В прошлую ночь арестовали и увезли на Лубянку дочь Льва Николаевича Толстого Александру Львовну Толстую. При обыске взяли у нее ее частную корреспонденцию. Сказали ей, что арестовали ее на основании доноса.
Зная, что А. Л. Толстая ни в каких политических заговорах не участвует и всецело поглощена работой над приготовлением к печати не изданных еще рукописей своего отца, я полагаю, что здесь имеет место либо злостный оговор, либо какое–нибудь недоразумение.
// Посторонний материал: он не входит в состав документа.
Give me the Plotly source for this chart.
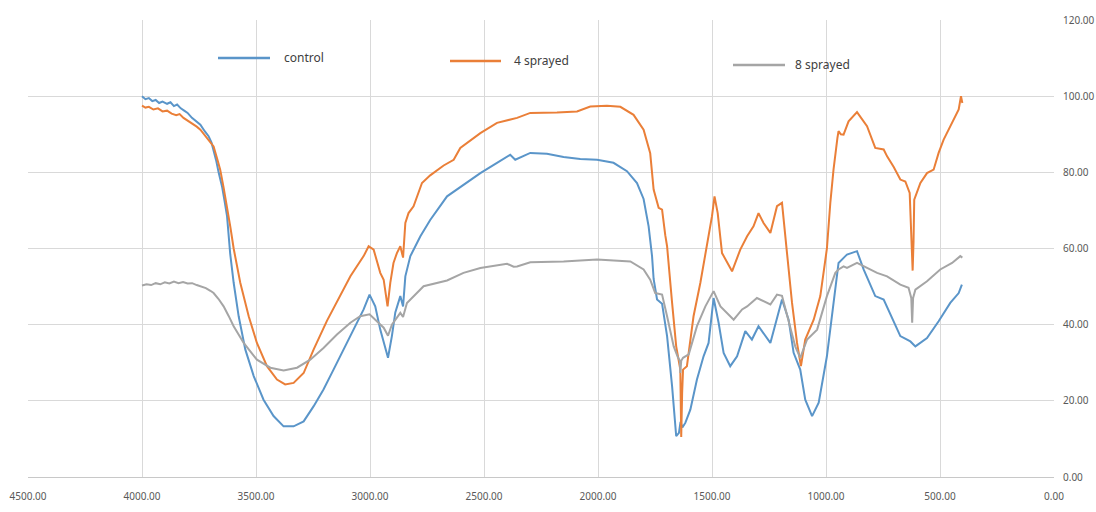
import plotly.graph_objects as go

# FTIR transmittance spectra (wavenumber in cm-1, transmittance in %)
control_wn = [4000, 3985, 3970, 3955, 3940, 3925, 3910, 3890, 3875, 3860, 3846, 3830, 3815,
              3800, 3781, 3765, 3744, 3725, 3708, 3695, 3686, 3675, 3664, 3649, 3638, 3627,
              3613, 3598, 3576, 3547, 3510, 3467, 3423, 3379, 3335, 3291, 3247, 3204, 3160,
              3116, 3072, 3028, 3002, 2977, 2955, 2921, 2904, 2889, 2867, 2855, 2845, 2823,
              2779, 2736, 2662, 2590, 2516, 2443, 2385, 2363, 2297, 2224, 2151, 2078, 2004,
              1932, 1873, 1829, 1800, 1778, 1763, 1756, 1741, 1719, 1697, 1675, 1657, 1645,
              1638, 1630, 1617, 1595, 1566, 1537, 1515, 1493, 1471, 1449, 1420, 1390, 1354,
              1325, 1296, 1244, 1193, 1164, 1142, 1113, 1100, 1091, 1061, 1032, 996, 967,
              945, 915, 908, 864, 835, 784, 747, 674, 630, 608, 557, 506, 455, 418, 404]
control_t = [100.0, 99.2, 99.5, 98.7, 99.0, 98.2, 98.6, 98.0, 98.4, 97.4, 97.8, 96.8, 96.2,
             95.6, 94.3, 93.6, 92.5, 90.8, 89.5, 87.8, 86.0, 83.2, 80.0, 76.3, 72.5, 68.5,
             58.5, 51.0, 42.2, 33.5, 26.5, 20.3, 16.0, 13.3, 13.3, 14.6, 18.6, 23.0, 28.2,
             33.5, 38.7, 44.0, 47.9, 44.8, 38.7, 31.3, 37.0, 43.2, 47.5, 44.8, 52.7, 58.0,
             63.2, 67.5, 73.7, 76.8, 79.8, 82.5, 84.6, 83.3, 85.1, 84.9, 84.0, 83.5, 83.3,
             82.5, 80.3, 77.2, 73.0, 65.8, 58.0, 52.0, 46.6, 45.5, 37.0, 23.8, 10.7, 11.6,
             14.5, 13.0, 14.2, 17.7, 25.6, 31.7, 35.2, 47.0, 40.5, 32.6, 29.1, 31.7, 38.3,
             36.1, 39.6, 35.2, 46.6, 41.3, 32.6, 28.2, 23.0, 20.3, 16.0, 19.5, 31.7, 45.7,
             56.2, 58.0, 58.4, 59.3, 54.5, 47.5, 46.6, 37.0, 35.6, 34.3, 36.5, 40.9, 45.7,
             48.3, 50.5]

sprayed4_wn = [4000, 3985, 3970, 3950, 3930, 3910, 3890, 3870, 3850, 3835, 3818, 3800, 3780,
               3760, 3744, 3720, 3700, 3686, 3670, 3657, 3642, 3627, 3612, 3598, 3585, 3569,
               3532, 3496, 3452, 3408, 3372, 3335, 3291, 3247, 3189, 3130, 3086, 3028, 3006,
               2984, 2955, 2940, 2923, 2911, 2897, 2882, 2867, 2855, 2845, 2831, 2809, 2772,
               2736, 2677, 2633, 2604, 2516, 2443, 2355, 2297, 2180, 2092, 2034, 1961, 1902,
               1844, 1800, 1771, 1756, 1734, 1719, 1705, 1697, 1675, 1657, 1639, 1635, 1631,
               1627, 1610, 1581, 1551, 1522, 1500, 1489, 1475, 1456, 1412, 1376, 1346, 1318,
               1296, 1274, 1244, 1215, 1193, 1171, 1149, 1127, 1110, 1091, 1054, 1025, 996,
               981, 967, 950, 945, 935, 923, 901, 864, 820, 784, 747, 732, 703, 674, 652,
               633, 625, 620, 616, 613, 586, 557, 528, 506, 484, 455, 433, 418, 408, 402]
sprayed4_t = [97.5, 97.0, 97.2, 96.5, 96.8, 96.0, 96.2, 95.4, 95.0, 95.3, 94.3, 93.6, 93.0,
              92.0, 91.2, 89.5, 88.0, 86.8, 83.5, 80.7, 76.0, 71.1, 65.5, 60.0, 55.5, 51.0,
              42.2, 35.2, 29.1, 25.6, 24.3, 24.7, 27.3, 33.5, 41.0, 47.5, 52.7, 58.0, 60.6,
              59.7, 53.6, 51.8, 44.8, 51.0, 56.2, 58.8, 60.6, 57.6, 66.7, 69.3, 71.1, 77.2,
              79.2, 81.8, 83.3, 86.4, 90.3, 93.0, 94.3, 95.6, 95.7, 96.0, 97.3, 97.5, 97.2,
              95.1, 91.2, 85.0, 75.5, 70.7, 70.2, 63.5, 60.6, 45.7, 34.3, 28.2, 10.5, 22.0,
              28.2, 29.1, 42.2, 51.0, 60.6, 68.5, 73.7, 69.3, 58.8, 54.0, 59.7, 63.2, 65.8,
              69.3, 66.7, 64.1, 71.1, 72.0, 58.8, 45.7, 35.2, 29.1, 36.1, 41.3, 47.5, 60.0,
              72.0, 80.7, 89.0, 90.8, 90.0, 89.9, 93.4, 95.8, 92.1, 86.4, 86.0, 84.2, 81.4,
              78.1, 77.6, 74.6, 62.0, 54.2, 62.0, 72.8, 77.2, 79.8, 80.7, 85.1, 88.6, 92.1,
              94.7, 96.5, 100.0, 98.2]

sprayed8_wn = [4000, 3980, 3960, 3940, 3920, 3900, 3880, 3860, 3840, 3820, 3800, 3780, 3760,
               3744, 3720, 3700, 3686, 3665, 3642, 3620, 3598, 3554, 3496, 3437, 3379, 3320,
               3262, 3204, 3145, 3086, 3043, 3002, 2969, 2940, 2921, 2904, 2867, 2855, 2838,
               2779, 2765, 2662, 2590, 2516, 2399, 2370, 2355, 2297, 2151, 2004, 1858, 1800,
               1771, 1749, 1719, 1697, 1668, 1650, 1641, 1639, 1635, 1627, 1602, 1566, 1529,
               1493, 1463, 1405, 1368, 1346, 1303, 1244, 1215, 1193, 1164, 1135, 1113, 1083,
               1039, 996, 959, 945, 923, 908, 864, 820, 776, 732, 674, 638, 626, 622, 618,
               608, 557, 499, 447, 411, 402]
sprayed8_t = [50.3, 50.6, 50.4, 50.9, 50.6, 51.1, 50.8, 51.3, 50.9, 51.2, 50.8, 50.9, 50.4,
              50.1, 49.6, 48.9, 48.3, 46.8, 44.8, 42.3, 39.6, 35.2, 30.8, 28.7, 28.0, 28.7,
              30.8, 33.9, 37.4, 40.5, 42.2, 42.7, 40.9, 39.2, 37.1, 40.0, 43.1, 42.0, 45.7,
              49.2, 50.1, 51.6, 53.6, 54.9, 56.0, 55.2, 55.3, 56.4, 56.6, 57.1, 56.6, 54.5,
              51.8, 48.3, 47.9, 42.2, 34.3, 31.5, 30.5, 27.3, 30.5, 31.3, 32.2, 39.6, 44.8,
              48.8, 44.8, 41.3, 44.0, 44.8, 47.0, 45.3, 47.9, 47.6, 41.3, 34.3, 31.3, 36.1,
              38.7, 47.5, 53.6, 54.5, 55.3, 54.9, 56.2, 54.9, 53.6, 52.7, 50.5, 49.7, 47.0,
              40.5, 47.0, 49.2, 51.4, 54.5, 56.2, 58.0, 57.6]

series_names = ["control", "4 sprayed", "8 sprayed"]
series_colors = ["#5a95c9", "#ea7f38", "#a5a5a5"]

fig = go.Figure()
for name, color, wn, t in zip(series_names, series_colors,
                              [control_wn, sprayed4_wn, sprayed8_wn],
                              [control_t, sprayed4_t, sprayed8_t]):
    fig.add_trace(go.Scatter(x=wn, y=t, mode="lines", name=name,
                             line=dict(color=color, width=2), showlegend=False))

W, H = 1096, 512
M_L, M_R, M_T, M_B = 28, 42, 20, 35


def paper_x(px):
    return (px - M_L) / (W - M_L - M_R)


def paper_y(py):
    return (H - M_B - py) / (H - M_T - M_B)


# Legend entries laid out along the top of the plot area
legend_spots = [(218, 270, 282, 58), (450, 501, 512, 61), (733, 785, 793, 65)]
for name, color, (x0, x1, xt, yc) in zip(series_names, series_colors, legend_spots):
    fig.add_shape(type="line", xref="paper", yref="paper",
                  x0=paper_x(x0), x1=paper_x(x1), y0=paper_y(yc), y1=paper_y(yc),
                  line=dict(color=color, width=2.5))
    fig.add_annotation(xref="paper", yref="paper", x=paper_x(xt), y=paper_y(yc),
                       text=name, showarrow=False, xanchor="left", yanchor="middle",
                       font=dict(size=12, color="#404040"))

fig.update_layout(
    width=W, height=H,
    margin=dict(l=M_L, r=M_R, t=M_T, b=M_B, autoexpand=False),
    paper_bgcolor="white", plot_bgcolor="white",
    font=dict(family="Noto Sans, Open Sans, sans-serif", color="#595959", size=10),
)
fig.update_xaxes(range=[4500, 0], dtick=500, tick0=0, tickformat=".2f",
                 showgrid=True, gridcolor="#d9d9d9", gridwidth=1,
                 showline=True, linecolor="#c8c8c8", linewidth=1,
                 zeroline=False, ticks="", ticklabelstandoff=10, automargin=False)
fig.update_yaxes(range=[0, 120], dtick=20, tickformat=".2f", side="right",
                 showgrid=True, gridcolor="#d9d9d9", gridwidth=1,
                 zeroline=False, ticks="", ticklabelstandoff=8, automargin=False)

fig.write_html("out.html")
Во всяком случае, А. Л. Толстая не такой человек, чтобы скрываться от властей, и казалось бы, что дело ее можно было бы выяснить, не подвергая ее предварительному тюремному заключению. Тем более, что здоровья она слабого, и заключение может иметь для нее плохие последствия.
В надежде, что Вы сочтете справедливыми эти соображения, решаюсь обратиться к Вам с просьбой, не признаете ли Вы возможным сделать распоряжение об освобождении А. Л. Толстой до выяснения того, не вызвано ли это дело действительно какой–нибудь ошибкой или недоразумением.
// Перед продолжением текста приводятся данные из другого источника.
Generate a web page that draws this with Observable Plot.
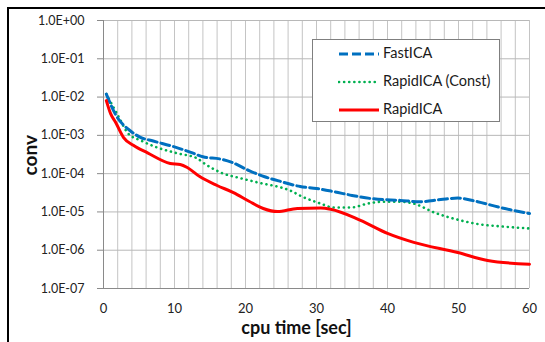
<!DOCTYPE html>
<html><head><meta charset="utf-8">
<script src="https://cdn.jsdelivr.net/npm/d3@7"></script>
<script src="https://cdn.jsdelivr.net/npm/@observablehq/plot@0.6"></script>
<style>
body{margin:0;background:#fff;}
#wrap{position:relative;width:545px;height:342px;overflow:hidden;font-family:Lato,"Open Sans",sans-serif;}
#frame{position:absolute;left:7px;top:7px;width:600px;height:400px;border-left:2px solid #000;border-top:2px solid #000;pointer-events:none;}
#legend{position:absolute;left:312px;top:39px;width:186px;height:81px;border:1px solid #7f7f7f;background:#fff;}
.row{position:absolute;left:0;height:20px;}
.row svg{position:absolute;left:25px;top:5px;}
.row span{position:absolute;left:70px;top:0px;font-size:14.5px;line-height:18px;color:#1a1a1a;white-space:nowrap;}
#plot{position:absolute;left:0;top:0;}
</style></head><body><div id="wrap"><div id="plot"></div><div id="frame"></div><div id="legend"></div></div>
<script>
// ---- data ----
const seriesNames = ["FastICA", "RapidICA (Const)", "RapidICA"];
const seriesColors = ["#0070C0", "#00B050", "#FF0000"];

const fastT = [0.4, 1.7, 3.8, 5.2, 7, 10, 12.3, 14, 16.5, 18, 20.5, 22.7, 25, 27.7, 30, 32.4, 35, 38, 41.8, 44.6, 47.5, 49.9, 52.7, 55.9, 60];
const fastV = [1.2e-2, 3.5e-3, 1.3e-3, 8.9e-4, 7.1e-4, 5.0e-4, 3.6e-4, 2.75e-4, 2.4e-4, 2.0e-4, 1.2e-4, 8.3e-5, 6.2e-5, 4.6e-5, 4.1e-5, 3.4e-5, 2.7e-5, 2.2e-5, 2.0e-5, 1.85e-5, 2.1e-5, 2.3e-5, 1.85e-5, 1.3e-5, 9.1e-6];

const constT = [0.4, 2, 3.5, 5.2, 7.6, 10.4, 13.2, 14.1, 16.5, 19.3, 21.7, 26.3, 28, 30.6, 32.4, 34.8, 37.2, 39.4, 41.8, 43.7, 46.5, 50.3, 53.1, 55.9, 60];
const constV = [1.2e-2, 3.4e-3, 1.1e-3, 7.4e-4, 4.8e-4, 3.4e-4, 2.5e-4, 1.9e-4, 1.07e-4, 7.6e-5, 5.9e-5, 3.6e-5, 2.5e-5, 1.65e-5, 1.3e-5, 1.3e-5, 1.65e-5, 1.85e-5, 1.85e-5, 1.65e-5, 9.8e-6, 6.0e-6, 4.7e-6, 4.2e-6, 3.7e-6];

const rapidT = [0.4, 1, 1.7, 2.8, 4.2, 6.2, 9.4, 10.8, 11.8, 13.5, 16, 18.3, 20.5, 22.5, 24.5, 27.3, 30.6, 32, 36.2, 40, 43.7, 49.9, 54.1, 60];
const rapidV = [8.1e-3, 3.7e-3, 2.2e-3, 8.9e-4, 5.5e-4, 3.5e-4, 1.85e-4, 1.74e-4, 1.45e-4, 8.5e-5, 4.9e-5, 3.2e-5, 1.9e-5, 1.23e-5, 1.02e-5, 1.23e-5, 1.26e-5, 1.17e-5, 6.0e-6, 2.75e-6, 1.6e-6, 8.7e-7, 5.4e-7, 4.3e-7];

const yTicks = [1, 1e-1, 1e-2, 1e-3, 1e-4, 1e-5, 1e-6, 1e-7];
const yTickLabels = ["1.0E+00", "1.0E-01", "1.0E-02", "1.0E-03", "1.0E-04", "1.0E-05", "1.0E-06", "1.0E-07"];
const xTicks = [0, 10, 20, 30, 40, 50, 60];
const xGrid = d3.range(0, 61, 2);

const xLabel = "cpu time [sec]";
const yLabel = "conv";

// ---- build ----
const toRows = (T, V) => T.map((t, i) => ({t, v: V[i]}));
const fast = toRows(fastT, fastV);
const cnst = toRows(constT, constV);
const rapid = toRows(rapidT, rapidV);
const fmt = v => yTickLabels[yTicks.findIndex(k => Math.abs(Math.log10(k) - Math.log10(v)) < 1e-6)];

const chart = Plot.plot({
  width: 545, height: 342,
  marginLeft: 103, marginRight: 16, marginTop: 20, marginBottom: 54,
  style: {fontFamily: "Lato, 'Open Sans', sans-serif", background: "transparent", color: "#222"},
  x: {domain: [0, 60]},
  y: {type: "log", domain: [1e-7, 1]},
  marks: [
    Plot.gridX(xGrid, {stroke: "#c4c4c4", strokeOpacity: 1}),
    Plot.gridY(yTicks, {stroke: "#b8b8b8", strokeOpacity: 1}),
    Plot.ruleX([0], {stroke: "#8a8a8a"}),
    Plot.ruleY([1e-7], {stroke: "#8a8a8a"}),
    Plot.axisY(yTicks, {tickFormat: fmt, tickSize: 6, tickPadding: 13, fontSize: 12.5, stroke: "#8a8a8a", label: null}),
    Plot.axisX(xTicks, {tickSize: 0, tickPadding: 15, fontSize: 13, label: null}),
    Plot.line(cnst, {x: "t", y: "v", stroke: seriesColors[1], strokeWidth: 2.6, strokeDasharray: "0.1,5", strokeLinecap: "round", curve: "monotone-x"}),
    Plot.line(fast, {x: "t", y: "v", stroke: seriesColors[0], strokeWidth: 3, strokeDasharray: "9,4", curve: "monotone-x"}),
    Plot.line(rapid, {x: "t", y: "v", stroke: seriesColors[2], strokeWidth: 3, curve: "monotone-x"}),
    Plot.text([yLabel], {frameAnchor: "left", dx: -73, dy: 21, rotate: -90, fontSize: 19, fontWeight: "bold", fill: "#111"}),
    Plot.text([xLabel], {frameAnchor: "bottom", dx: -20, dy: 45, fontSize: 18, fontWeight: "bold", fill: "#111"})
  ]
});
document.getElementById("plot").appendChild(chart);

// legend
const legend = document.getElementById("legend");
const styles = [
  {dash: "9,4", w: 3, cap: "butt"},
  {dash: "0.1,5", w: 2.6, cap: "round"},
  {dash: null, w: 3, cap: "butt"}
];
seriesNames.forEach((name, i) => {
  const row = document.createElement("div");
  row.className = "row";
  row.style.top = (4 + i * 28) + "px";
  row.style.width = "186px";
  const s = styles[i];
  row.innerHTML = `<svg width="42" height="10"><line x1="1" y1="5" x2="41" y2="5" stroke="${seriesColors[i]}" stroke-width="${s.w}" stroke-linecap="${s.cap}" ${s.dash ? `stroke-dasharray="${s.dash}"` : ""}/></svg><span>${name}</span>`;
  legend.appendChild(row);
});
</script>
</body></html>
Я был бы Вам крайне благодарен, если бы Вы потрудились поручить сообщить мне Ваш ответ по одному из вышеобозначенных телефонов.
Истинно уважающий Вас В. Чертков».
Дзержинский распорядился: «Освободить».
«Папку с перепиской от ВЧК получила», — дала расписку Александра Львовна.
Вернуть–то вернули, но перед этим внимательно прочли и кое–что скопировали, оставили себе. Так оказалось в следственном деле, сразу после протокола на обыск, хранившееся у Александры Львовны письмо сестры из Ясной Поляны. Острый нюх сыщиков в нем что–то учуял.
Были скопированы и сохранились в деле и еще два письма.
Первое, написанное в апреле 1919 года, адресовано Валентину Федоровичу Булгакову — бывшему секретарю Толстого, его ученику и последователю, заведующему толстовским музеем в Москве. Автор письма — он скрыл свое настоящее имя и подписался «Пуританин» — посвящает свое послание предполагаемому изданию полного собрания сочинений Толстого.
Идею эту пробивали и дети Толстого, создавшие Кооперативное товарищество изучения и распространения творений Л. Н. Толстого, и толстовцы, последователи его учения, — они объединились в Издательское общество друзей Толстого. Работали автономно, но общим для обеих групп, кроме имени Толстого, было фатальное отсутствие средств на издание. Тогда–то Общество, возглавляемое Владимиром Григорьевичем Чертковым (в письме «Пуританина» он фигурирует под инициалами «В. Г.»), и решило обратиться за помощью к государству.